L’âge d’équilibre et le bonus-malus

L’âge légal de départ à la retraite sera maintenu à 62 ans, a concédé Macron après une polémique au sein du gouvernement, car cela a peu d’importance puisque le gouvernement envisage d’établir « un âge d’équilibre », ou « âge pivot » afin d’« inciter » les salariéEs à repousser l’âge de départ à la retraite.

Les personnes qui accepteraient de rester au travail au-delà de l’âge pivot bénéficieraient d’une bonification du montant de leur pension, tandis que celles qui partiraient avant cet âge d’équilibre seraient sanctionnées par une minoration de cette prestation. L’âge d’équilibre n’a pas été précisé, mais Édouard Philippe a donné une indication en mettant l’accent dans son discours sur l’âge moyen de départ en Europe, qui est actuellement de 64 ans. Il s’agit, a conclu le Premier ministre, « d’inciter à travailler plus longtemps. Ainsi chacun pourra faire son choix en liberté et en responsabilité ». Un choix fictif pour la majorité de la population, seules les personnes qui ont des revenus importants et qui sont déjà sollicitées pour souscrire à des fonds de pension pourront partir à l’âge légal. Par contre les chômeurEs, les précaires, les petits salaires, les malades, les salariéEs usés par leurs conditions de travail n’auront pas la possibilité de repousser leur départ et toucheront une pension encore plus misérable que leur salaire.

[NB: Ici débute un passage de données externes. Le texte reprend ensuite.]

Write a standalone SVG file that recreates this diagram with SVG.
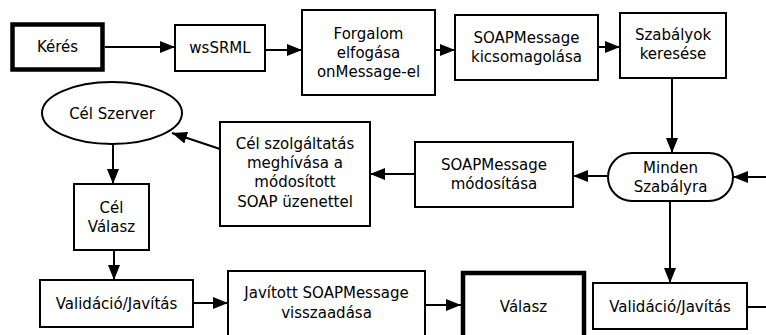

Informer, unifier et préparer la mobilisation dès maintenant !

Macron a annoncé que des mesures pour retarder les départs à la retraite devraient être prises dès 2020, soit cinq ans avant l’application de la contre-réforme aux personnes entrant en retraite.

Le journal Capital annonce que « l’âge d’équilibre pourrait évoluer pour assurer l’équilibre du régime au gré des prévisions économiques […] mais si le gouvernement décide qu’il s’agit d’une mesure d’économie à appliquer rapidement, il pourrait très bien décider de la faire passer plus tôt ». Contre toutes les nuisances sociales en cours et programmées, c’est dès maintenant qu’il faut préparer une stratégie efficace pour contrer ce gouvernement.